Во дворе храма, под мокрой рябинкой беседуем с Михаилом Евгеньевичем Илюшовым, бывшим учителем физкультуры. Он — доверенное лицо прихода и настоятеля, сборщик пожертвований на строительство нового храма. Село решило — каждый месяц с каждого сто рублей. Большой суммы таким образом, конечно, не соберешь. Есть другие жертвователи, они предпочитают остаться анонимными, но благодаря им в новом храме завершены отделочные работы, следующая проблема — котельная.
Село, конечно, редеет. Взрослые дети и внуки моих немолодых собеседников живут где угодно, только не в Казанле. А ведь многие из них, возможно, согласились бы жить у себя дома, если бы для них были созданы какие-то условия, прежде всего — рабочие места. Необходима также поддержка частного крестьянского производства, рынок сбыта продукции — того же меда, мяса. Последняя проблема отцу Сергию известна не понаслышке — он ведь сам живет крестьянским трудом, у него немалое хозяйство в Базарном Карабулаке, и все его близкие заняты этой каждодневной работой.
— А как же Вы стали священником?..
— Гулял с младшим сыном, стали мы с ним заходить в наш базарно-карабулакский Никольский храм. Слушали, смотрели, ставили свечки, потом я стал пономарить, потом отец Сергий Петриченко — он, наверное, хороший психолог — нашел такой момент, когда меня только чуть подтолкнуть надо было, чтоб я решающий шаг сделал. А дальше все быстро пошло: поступил в семинарию, через полгода меня рукоположили во диаконы, еще через полгода во иереи. А сейчас я уже души не чаю в церковном служении. Что угодно могу бросить, оставить, но не это. И то, что здесь, в Казанле, приход сохраняется, что люди приходят, что учителя из школы нашей стали ходить — это мне просто бальзам на душу.
Отец Сергий говорит, что одна из самых сильных сторон традиционного благочестия православных чувашей — поминовение усопших. Где бы ни умер уроженец чувашского села — хоть во Владивостоке — хоронить его повезут туда, где он родился, и могилу его не забросят:
— Видели бы вы, что делается у нас на Радоницу — нескончаемый поток людей! Да и в храме людей летом гораздо больше, чем сейчас — молодые семьи с детьми приезжают на малую родину.
У отца Сергия есть еще один приход — в Сухом Карабулаке.
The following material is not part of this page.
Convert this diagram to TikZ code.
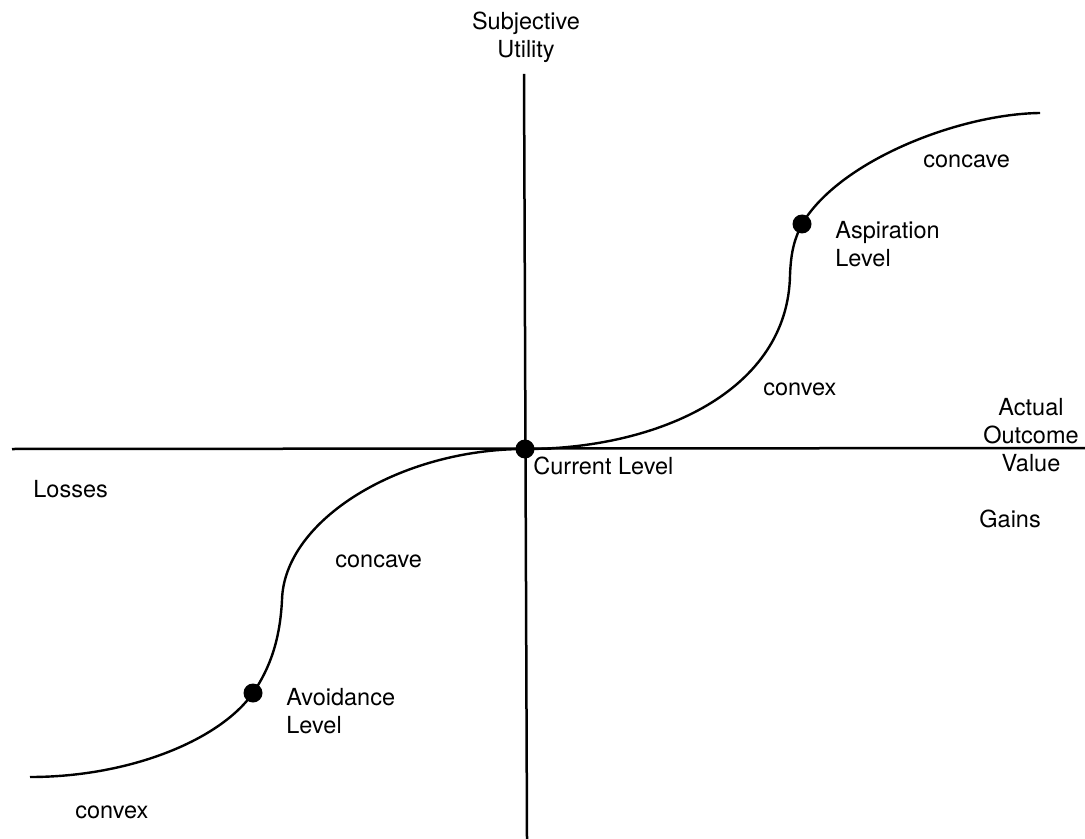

Там старинный, 1860 года Казанский храм, обезображенный, очень много всякого в своих стенах видевший, однако же сохранившийся — объект культурного наследия Саратовской области. Сухой Карабулак — село мордовское и, по словам отца Сергия, вполне жизнеспособное: школа, детский сад, крепкое фермерское хозяйство. Община там, к сожалению, куда меньше, чем в Казанле, но батюшка рад каждому человеку, пришедшему в храм, и он надеется на рост сухо-карабулакского прихода.
Отцу Сергию многих пришлось отпеть за эти десять лет, а вот с крещением младенцев дела куда хуже. Он благодарен Митрополиту Лонгину за постоянное попечение о Казанле (Владыка здесь — самый дорогой и жданный гость) и верит, что новый Иоанно-Богословский храм послужит возрождению жизни в селе. Селе, которое действительно держится — верой, традицией, языком… И которое нуждается в поддержке. Ведь поддерживать нужно в первую очередь именно тех, кто держится.